- Exercise aim -
Would you transcribe the whole listing exactly, minus its pictures?

== Material

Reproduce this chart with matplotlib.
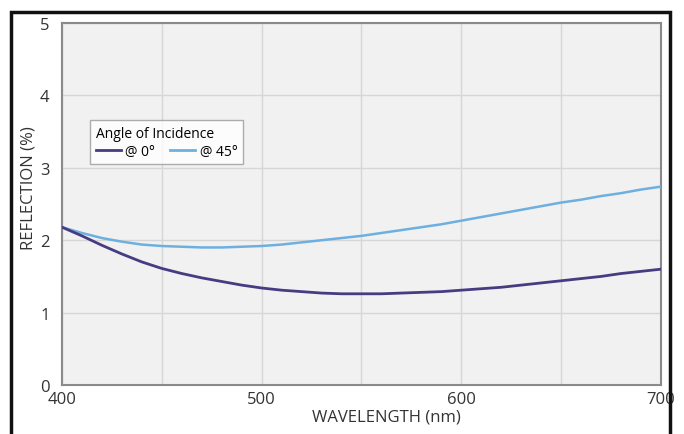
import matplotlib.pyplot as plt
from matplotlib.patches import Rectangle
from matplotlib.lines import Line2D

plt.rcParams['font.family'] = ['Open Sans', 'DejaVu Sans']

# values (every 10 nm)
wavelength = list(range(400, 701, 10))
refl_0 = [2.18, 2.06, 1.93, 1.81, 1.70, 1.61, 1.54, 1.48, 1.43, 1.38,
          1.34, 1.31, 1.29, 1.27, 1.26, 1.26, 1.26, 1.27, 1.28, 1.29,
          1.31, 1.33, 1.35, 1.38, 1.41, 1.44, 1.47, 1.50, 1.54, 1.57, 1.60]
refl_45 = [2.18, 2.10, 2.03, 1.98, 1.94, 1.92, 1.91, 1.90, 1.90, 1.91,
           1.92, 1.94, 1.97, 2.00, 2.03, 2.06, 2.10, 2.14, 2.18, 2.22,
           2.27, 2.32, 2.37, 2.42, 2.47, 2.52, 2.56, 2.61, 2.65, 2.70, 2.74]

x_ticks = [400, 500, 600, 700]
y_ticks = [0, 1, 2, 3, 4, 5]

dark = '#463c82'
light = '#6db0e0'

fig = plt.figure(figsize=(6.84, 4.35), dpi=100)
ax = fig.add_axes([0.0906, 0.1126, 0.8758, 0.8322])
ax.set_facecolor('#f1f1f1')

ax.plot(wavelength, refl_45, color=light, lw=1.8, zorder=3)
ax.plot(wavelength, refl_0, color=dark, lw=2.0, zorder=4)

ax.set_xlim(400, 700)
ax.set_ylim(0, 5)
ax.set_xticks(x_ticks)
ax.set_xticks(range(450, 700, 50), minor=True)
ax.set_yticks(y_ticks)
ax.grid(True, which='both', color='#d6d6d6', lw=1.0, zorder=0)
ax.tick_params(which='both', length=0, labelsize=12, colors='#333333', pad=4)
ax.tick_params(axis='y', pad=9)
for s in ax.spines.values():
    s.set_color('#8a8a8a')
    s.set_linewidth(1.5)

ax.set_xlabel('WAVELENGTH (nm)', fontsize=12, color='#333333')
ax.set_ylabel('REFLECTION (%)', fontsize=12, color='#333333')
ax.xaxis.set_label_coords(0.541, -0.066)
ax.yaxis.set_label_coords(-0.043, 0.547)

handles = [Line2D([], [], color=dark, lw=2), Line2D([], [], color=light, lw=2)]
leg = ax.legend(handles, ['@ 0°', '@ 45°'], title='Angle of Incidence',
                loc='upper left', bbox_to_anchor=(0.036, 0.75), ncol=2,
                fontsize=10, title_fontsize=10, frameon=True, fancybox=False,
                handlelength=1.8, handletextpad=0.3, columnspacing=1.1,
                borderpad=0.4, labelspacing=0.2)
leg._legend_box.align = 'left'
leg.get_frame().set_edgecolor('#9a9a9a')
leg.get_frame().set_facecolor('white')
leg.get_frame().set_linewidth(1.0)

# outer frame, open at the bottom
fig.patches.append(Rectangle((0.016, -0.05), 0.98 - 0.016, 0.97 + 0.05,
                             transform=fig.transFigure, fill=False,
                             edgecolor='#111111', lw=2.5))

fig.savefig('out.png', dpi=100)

====

- Completed exercise -
Reproduce this chart with matplotlib.
import matplotlib.pyplot as plt
from matplotlib.patches import Rectangle
from matplotlib.lines import Line2D

plt.rcParams['font.family'] = ['Open Sans', 'DejaVu Sans']

# values (every 10 nm)
wavelength = list(range(400, 701, 10))
refl_0 = [2.18, 2.06, 1.93, 1.81, 1.70, 1.61, 1.54, 1.48, 1.43, 1.38,
          1.34, 1.31, 1.29, 1.27, 1.26, 1.26, 1.26, 1.27, 1.28, 1.29,
          1.31, 1.33, 1.35, 1.38, 1.41, 1.44, 1.47, 1.50, 1.54, 1.57, 1.60]
refl_45 = [2.18, 2.10, 2.03, 1.98, 1.94, 1.92, 1.91, 1.90, 1.90, 1.91,
           1.92, 1.94, 1.97, 2.00, 2.03, 2.06, 2.10, 2.14, 2.18, 2.22,
           2.27, 2.32, 2.37, 2.42, 2.47, 2.52, 2.56, 2.61, 2.65, 2.70, 2.74]

x_ticks = [400, 500, 600, 700]
y_ticks = [0, 1, 2, 3, 4, 5]

dark = '#463c82'
light = '#6db0e0'

fig = plt.figure(figsize=(6.84, 4.35), dpi=100)
ax = fig.add_axes([0.0906, 0.1126, 0.8758, 0.8322])
ax.set_facecolor('#f1f1f1')

ax.plot(wavelength, refl_45, color=light, lw=1.8, zorder=3)
ax.plot(wavelength, refl_0, color=dark, lw=2.0, zorder=4)

ax.set_xlim(400, 700)
ax.set_ylim(0, 5)
ax.set_xticks(x_ticks)
ax.set_xticks(range(450, 700, 50), minor=True)
ax.set_yticks(y_ticks)
ax.grid(True, which='both', color='#d6d6d6', lw=1.0, zorder=0)
ax.tick_params(which='both', length=0, labelsize=12, colors='#333333', pad=4)
ax.tick_params(axis='y', pad=9)
for s in ax.spines.values():
    s.set_color('#8a8a8a')
    s.set_linewidth(1.5)

ax.set_xlabel('WAVELENGTH (nm)', fontsize=12, color='#333333')
ax.set_ylabel('REFLECTION (%)', fontsize=12, color='#333333')
ax.xaxis.set_label_coords(0.541, -0.066)
ax.yaxis.set_label_coords(-0.043, 0.547)

handles = [Line2D([], [], color=dark, lw=2), Line2D([], [], color=light, lw=2)]
leg = ax.legend(handles, ['@ 0°', '@ 45°'], title='Angle of Incidence',
                loc='upper left', bbox_to_anchor=(0.036, 0.75), ncol=2,
                fontsize=10, title_fontsize=10, frameon=True, fancybox=False,
                handlelength=1.8, handletextpad=0.3, columnspacing=1.1,
                borderpad=0.4, labelspacing=0.2)
leg._legend_box.align = 'left'
leg.get_frame().set_edgecolor('#9a9a9a')
leg.get_frame().set_facecolor('white')
leg.get_frame().set_linewidth(1.0)

# outer frame, open at the bottom
fig.patches.append(Rectangle((0.016, -0.05), 0.98 - 0.016, 0.97 + 0.05,
                             transform=fig.transFigure, fill=False,
                             edgecolor='#111111', lw=2.5))

fig.savefig('out.png', dpi=100)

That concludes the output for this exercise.